Mark oppert om de gewenste verbreding geen communicatie te noemen. ‘Ik zou zeggen: focus met het woord communicatie op alles wat te maken heeft met de communicatiemiddelen, het informeren, de boodschap, wel of geen print en de kanaalkeuze. De verbreding naar gesprekken, de betekenisverlening: die vinden we heel belangrijk, maar noem dat geen communicatie, denk ik. Want je bent dingen aan het oprekken waarbij de professionals terugschieten in de traditionele communicatie in middelen.
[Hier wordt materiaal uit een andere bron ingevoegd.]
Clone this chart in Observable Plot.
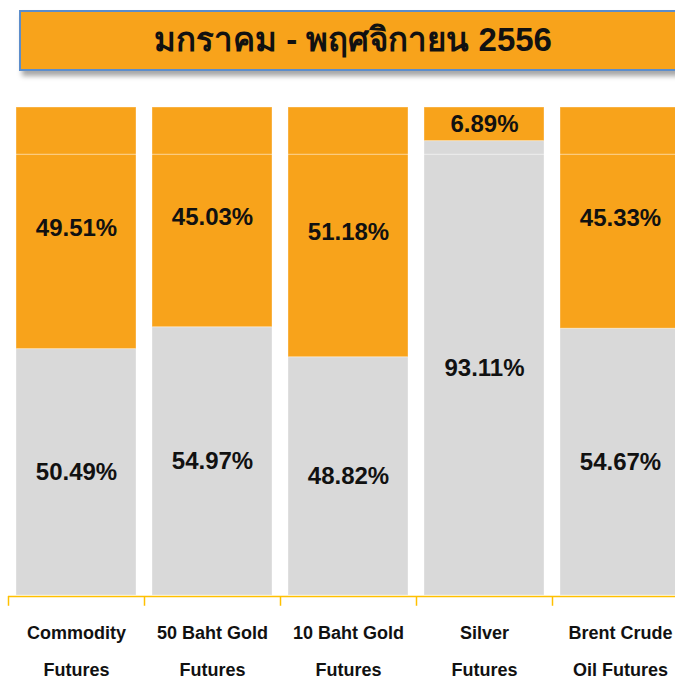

Verzin andere woorden die gaan over gesprekken, over doelgerichtheid, over relaties, over verhoudingen, over emancipatie, over impact, over dilemmalogica. Maar noem dat geen communicatie, zodat je gave dingen kunt doen die wel met ons vak te maken hebben.’

Hij is helder hè, die staatssecretaris

Bij het gesprek waren ook twee jonge toehoorders aanwezig uit de Starterspool Communicatie van de Rijksoverheid. Wat viel hen op? Maaike Hidding (Dienst Publiek en Communicatie van het ministerie voor Algemene Zaken): ‘Ik vond het interessant, maar wel best 'hoog over'. Het had wat mij betreft wel wat meer over medewerkers mogen gaan.’  

Mandy van de Water (Nederlandse Voedsel- en Warenautoriteit): ‘Het is wel een interessant tijdperk, omdat we met verschillende generaties binnen organisaties werken. Mijn generatie kijkt weer heel anders naar verbinding met een organisatie dan mensen die er al veel langer werken. En ik vraag me af: hoe vind je daar een balans in?’

Mandy van de Water en Maaike Hidding uit de Starterspool Communicatie van de Rijksoverheid

‘Dat is een hele goede vraag’, antwoordt Menno. ‘Herkenbaar ook. Alleen al het taalgebruik. Ikzelf vond onze staatssecretaris iets te popiejopie. Uitdrukkingen als 'te gek', daar kreeg ik helemaal jeuk van. Maar toen zei een jongere collega: 'Hij is helder hè, die staatssecretaris.' En toen moest ik terugdenken aan de tijd dat ik zelf dertig was. Dat was de periode Van Agt, Den Uyl en Kok. Dat soort types waarvan ik toen ook dacht: wat praten die mannen wollig. Dus dat is wel een hele grote uitdaging merk ik bij ons in de communicatie. Hoe bereik je de medewerkers?’